Alternatives Considered
n/a
Once the real training starts, you can click Create Index and get it done. While the training running you can refresh the inference screen and run the inference with the newly generated models, yes, it is a little slower than without training running in parallel, but it does not slow down things too much. If you think that automatically inferring a test audio is somehow faster, it is not.
we are looking at something similar to that, ill update
@Mixomo you can grab the updated rvc/train/train.py from the repository and give it a try
@AznamirWoW It works like a charm! Thank you!
@blaisewf I don't know if you want to discuss anything else regarding this, or if not, you can close the issue. Thank you very much.

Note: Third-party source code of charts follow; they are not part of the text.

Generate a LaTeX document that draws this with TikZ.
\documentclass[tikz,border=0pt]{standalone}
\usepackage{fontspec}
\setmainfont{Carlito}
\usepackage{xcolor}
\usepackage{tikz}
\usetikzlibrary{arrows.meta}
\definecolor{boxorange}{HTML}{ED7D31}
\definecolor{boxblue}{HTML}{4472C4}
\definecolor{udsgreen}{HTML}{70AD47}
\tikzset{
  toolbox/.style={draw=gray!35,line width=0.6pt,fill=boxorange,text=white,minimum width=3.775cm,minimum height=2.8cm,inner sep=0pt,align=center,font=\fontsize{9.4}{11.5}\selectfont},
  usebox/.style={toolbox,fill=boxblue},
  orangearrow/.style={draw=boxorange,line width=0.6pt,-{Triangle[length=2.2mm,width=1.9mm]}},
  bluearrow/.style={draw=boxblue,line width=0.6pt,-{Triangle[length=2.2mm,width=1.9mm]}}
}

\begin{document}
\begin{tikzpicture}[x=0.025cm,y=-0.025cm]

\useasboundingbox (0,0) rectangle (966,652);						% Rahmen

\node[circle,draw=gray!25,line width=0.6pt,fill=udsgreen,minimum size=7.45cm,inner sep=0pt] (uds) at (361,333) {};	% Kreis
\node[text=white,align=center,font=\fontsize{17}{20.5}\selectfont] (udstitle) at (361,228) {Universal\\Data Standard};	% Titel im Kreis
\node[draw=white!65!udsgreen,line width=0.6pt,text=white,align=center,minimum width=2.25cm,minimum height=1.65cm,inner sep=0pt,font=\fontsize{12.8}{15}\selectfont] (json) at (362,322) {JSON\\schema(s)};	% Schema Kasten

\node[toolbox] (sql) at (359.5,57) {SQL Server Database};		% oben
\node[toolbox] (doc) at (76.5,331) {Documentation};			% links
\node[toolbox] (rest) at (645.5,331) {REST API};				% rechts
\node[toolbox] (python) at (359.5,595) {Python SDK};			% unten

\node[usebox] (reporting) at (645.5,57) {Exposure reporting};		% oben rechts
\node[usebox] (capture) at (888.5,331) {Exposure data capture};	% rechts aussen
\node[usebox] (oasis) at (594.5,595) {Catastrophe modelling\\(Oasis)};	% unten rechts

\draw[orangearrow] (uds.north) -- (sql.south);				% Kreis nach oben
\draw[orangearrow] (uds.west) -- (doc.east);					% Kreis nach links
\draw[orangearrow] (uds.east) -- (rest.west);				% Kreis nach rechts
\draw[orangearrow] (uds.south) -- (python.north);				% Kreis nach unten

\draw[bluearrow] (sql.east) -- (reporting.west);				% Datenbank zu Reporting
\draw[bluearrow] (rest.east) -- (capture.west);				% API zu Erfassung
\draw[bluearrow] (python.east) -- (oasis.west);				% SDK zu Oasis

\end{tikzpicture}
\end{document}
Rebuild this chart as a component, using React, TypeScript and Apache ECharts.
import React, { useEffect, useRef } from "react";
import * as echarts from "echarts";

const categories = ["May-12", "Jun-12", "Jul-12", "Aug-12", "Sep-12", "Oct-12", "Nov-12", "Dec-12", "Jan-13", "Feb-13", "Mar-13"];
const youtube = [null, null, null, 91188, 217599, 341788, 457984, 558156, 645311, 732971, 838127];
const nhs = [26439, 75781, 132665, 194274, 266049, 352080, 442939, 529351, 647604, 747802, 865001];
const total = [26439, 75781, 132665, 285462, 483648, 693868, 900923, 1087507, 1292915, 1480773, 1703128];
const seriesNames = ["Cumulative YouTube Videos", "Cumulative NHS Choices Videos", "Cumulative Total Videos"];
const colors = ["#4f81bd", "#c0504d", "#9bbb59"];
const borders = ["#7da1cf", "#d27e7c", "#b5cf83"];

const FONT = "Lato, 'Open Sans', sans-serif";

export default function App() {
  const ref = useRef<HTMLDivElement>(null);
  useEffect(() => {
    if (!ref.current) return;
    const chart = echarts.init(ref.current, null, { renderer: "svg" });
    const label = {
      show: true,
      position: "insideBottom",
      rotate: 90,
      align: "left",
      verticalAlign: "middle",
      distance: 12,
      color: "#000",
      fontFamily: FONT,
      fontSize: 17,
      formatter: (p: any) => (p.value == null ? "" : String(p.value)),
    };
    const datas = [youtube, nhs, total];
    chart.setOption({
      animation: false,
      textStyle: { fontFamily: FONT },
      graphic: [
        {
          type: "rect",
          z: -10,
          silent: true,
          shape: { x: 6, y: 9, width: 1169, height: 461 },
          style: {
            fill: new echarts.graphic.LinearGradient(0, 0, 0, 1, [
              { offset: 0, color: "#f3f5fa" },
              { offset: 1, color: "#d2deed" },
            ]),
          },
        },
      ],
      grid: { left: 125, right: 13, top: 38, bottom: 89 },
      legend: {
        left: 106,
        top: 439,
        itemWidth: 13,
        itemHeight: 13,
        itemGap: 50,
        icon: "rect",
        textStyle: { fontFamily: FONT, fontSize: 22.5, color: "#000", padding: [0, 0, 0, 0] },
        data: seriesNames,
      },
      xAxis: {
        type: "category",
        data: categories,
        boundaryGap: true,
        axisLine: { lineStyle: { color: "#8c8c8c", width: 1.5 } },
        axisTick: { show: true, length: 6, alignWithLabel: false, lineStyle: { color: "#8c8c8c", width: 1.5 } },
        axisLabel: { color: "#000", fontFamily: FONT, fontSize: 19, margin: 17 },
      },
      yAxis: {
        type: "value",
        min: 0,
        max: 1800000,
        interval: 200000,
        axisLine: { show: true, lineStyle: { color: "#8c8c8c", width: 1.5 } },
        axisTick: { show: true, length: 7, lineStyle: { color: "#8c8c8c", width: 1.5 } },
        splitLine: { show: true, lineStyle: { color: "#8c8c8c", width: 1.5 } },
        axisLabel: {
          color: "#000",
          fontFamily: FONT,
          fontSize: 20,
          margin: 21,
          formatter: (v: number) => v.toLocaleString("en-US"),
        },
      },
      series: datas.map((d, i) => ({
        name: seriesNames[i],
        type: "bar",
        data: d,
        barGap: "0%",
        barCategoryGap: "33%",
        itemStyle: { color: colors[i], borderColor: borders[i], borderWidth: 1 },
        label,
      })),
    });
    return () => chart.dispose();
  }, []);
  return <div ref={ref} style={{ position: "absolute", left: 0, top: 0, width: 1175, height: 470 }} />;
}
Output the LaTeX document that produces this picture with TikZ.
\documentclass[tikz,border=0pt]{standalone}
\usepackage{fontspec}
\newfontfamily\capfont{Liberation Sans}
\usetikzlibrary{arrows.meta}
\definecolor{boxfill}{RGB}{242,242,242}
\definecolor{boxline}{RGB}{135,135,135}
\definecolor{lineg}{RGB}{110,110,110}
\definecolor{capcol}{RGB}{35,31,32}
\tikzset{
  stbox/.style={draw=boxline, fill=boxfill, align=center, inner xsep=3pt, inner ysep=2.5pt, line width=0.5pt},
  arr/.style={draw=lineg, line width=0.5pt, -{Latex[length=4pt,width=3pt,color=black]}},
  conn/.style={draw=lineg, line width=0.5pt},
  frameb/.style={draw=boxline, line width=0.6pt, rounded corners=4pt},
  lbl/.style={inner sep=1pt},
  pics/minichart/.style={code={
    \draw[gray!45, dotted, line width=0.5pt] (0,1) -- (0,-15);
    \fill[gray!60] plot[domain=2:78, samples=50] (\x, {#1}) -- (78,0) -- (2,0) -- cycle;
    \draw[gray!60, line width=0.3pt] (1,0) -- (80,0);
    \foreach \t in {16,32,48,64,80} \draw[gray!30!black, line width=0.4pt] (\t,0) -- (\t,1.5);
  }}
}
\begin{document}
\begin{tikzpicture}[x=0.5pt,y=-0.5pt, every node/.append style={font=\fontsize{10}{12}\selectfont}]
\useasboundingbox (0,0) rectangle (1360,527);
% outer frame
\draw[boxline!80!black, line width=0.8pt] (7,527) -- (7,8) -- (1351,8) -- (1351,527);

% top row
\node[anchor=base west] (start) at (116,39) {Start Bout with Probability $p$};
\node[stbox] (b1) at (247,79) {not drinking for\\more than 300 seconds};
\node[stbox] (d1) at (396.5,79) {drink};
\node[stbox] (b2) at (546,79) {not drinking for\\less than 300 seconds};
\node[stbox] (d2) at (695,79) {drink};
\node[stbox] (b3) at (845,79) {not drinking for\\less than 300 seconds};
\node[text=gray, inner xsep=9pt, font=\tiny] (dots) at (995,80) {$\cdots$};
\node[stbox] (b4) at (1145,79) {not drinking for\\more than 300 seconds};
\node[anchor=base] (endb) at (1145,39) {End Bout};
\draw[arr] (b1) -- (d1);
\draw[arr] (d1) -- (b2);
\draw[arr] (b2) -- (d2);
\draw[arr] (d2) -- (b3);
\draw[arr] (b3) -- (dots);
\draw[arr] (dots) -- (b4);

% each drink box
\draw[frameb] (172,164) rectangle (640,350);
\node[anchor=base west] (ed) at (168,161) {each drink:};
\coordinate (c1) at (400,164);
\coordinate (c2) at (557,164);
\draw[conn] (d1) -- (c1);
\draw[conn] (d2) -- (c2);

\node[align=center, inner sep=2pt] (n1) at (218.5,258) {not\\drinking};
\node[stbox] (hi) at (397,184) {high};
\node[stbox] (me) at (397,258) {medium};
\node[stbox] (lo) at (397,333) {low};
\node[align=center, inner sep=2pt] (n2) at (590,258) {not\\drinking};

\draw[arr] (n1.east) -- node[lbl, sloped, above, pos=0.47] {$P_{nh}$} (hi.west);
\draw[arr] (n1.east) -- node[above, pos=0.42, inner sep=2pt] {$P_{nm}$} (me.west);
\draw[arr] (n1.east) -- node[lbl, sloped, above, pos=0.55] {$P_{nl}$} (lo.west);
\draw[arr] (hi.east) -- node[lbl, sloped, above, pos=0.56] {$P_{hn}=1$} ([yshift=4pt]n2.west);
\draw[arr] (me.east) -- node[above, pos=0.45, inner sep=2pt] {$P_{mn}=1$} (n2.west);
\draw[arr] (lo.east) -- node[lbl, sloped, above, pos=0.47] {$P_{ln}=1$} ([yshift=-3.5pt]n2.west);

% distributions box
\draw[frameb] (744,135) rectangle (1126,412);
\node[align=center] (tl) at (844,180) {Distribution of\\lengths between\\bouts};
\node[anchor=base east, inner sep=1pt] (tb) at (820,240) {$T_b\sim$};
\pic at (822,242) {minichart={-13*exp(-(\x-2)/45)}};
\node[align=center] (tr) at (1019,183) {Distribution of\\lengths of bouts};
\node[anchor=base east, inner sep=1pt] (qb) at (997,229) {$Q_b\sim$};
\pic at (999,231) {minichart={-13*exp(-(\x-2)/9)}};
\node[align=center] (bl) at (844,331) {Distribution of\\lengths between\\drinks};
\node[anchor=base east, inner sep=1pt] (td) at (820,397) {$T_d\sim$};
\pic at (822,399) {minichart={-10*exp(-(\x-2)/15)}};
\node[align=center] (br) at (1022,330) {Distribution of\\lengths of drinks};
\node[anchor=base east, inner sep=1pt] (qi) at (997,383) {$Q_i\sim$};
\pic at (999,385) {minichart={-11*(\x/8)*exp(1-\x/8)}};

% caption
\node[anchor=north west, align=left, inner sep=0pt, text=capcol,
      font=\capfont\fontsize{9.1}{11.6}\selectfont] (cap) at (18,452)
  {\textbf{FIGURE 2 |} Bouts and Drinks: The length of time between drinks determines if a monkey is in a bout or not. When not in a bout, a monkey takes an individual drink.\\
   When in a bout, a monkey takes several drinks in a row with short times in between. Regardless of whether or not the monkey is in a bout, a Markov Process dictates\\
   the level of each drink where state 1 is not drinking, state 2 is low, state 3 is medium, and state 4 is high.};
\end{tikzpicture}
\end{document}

we will see ways to customize more the experience, but i think it's a good starting point
@AznamirWoW for the tensorboard I would recommend having all audio in one place and having a slider to go to different steps, that's the way SVC used to do It If I remember correctly. Would make things less cluttered, especially If you save a lot. Also, would it be possible to have the same audio inferenced? that way you can more easily compare between versions, and you could even have the "ground truth" below, which is just the raw file from the dataset, makes for easy comparison. Either way, great work! Makes training a lot easier when you can hear the progression as you are training! This is a feature I have been asking for a LONG time!
It does not looks like slider is possible for audios.
if I use f"gen/audio_{global_step:07d}" it creates a new entry, if I use f"gen/audio" it overwrites the previous.
as for using a constant sample, yes thats possible.
It does not looks like slider is possible for audios.
if I use f"gen/audio_{global_step:07d}" it creates a new entry, if I use f"gen/audio" it overwrites the previous.
as for using a constant sample, yes thats possible.
I am misremembering, I apologize. I just looked at a video of someone using So-VITS, and it is indeed just as you have implemented it now.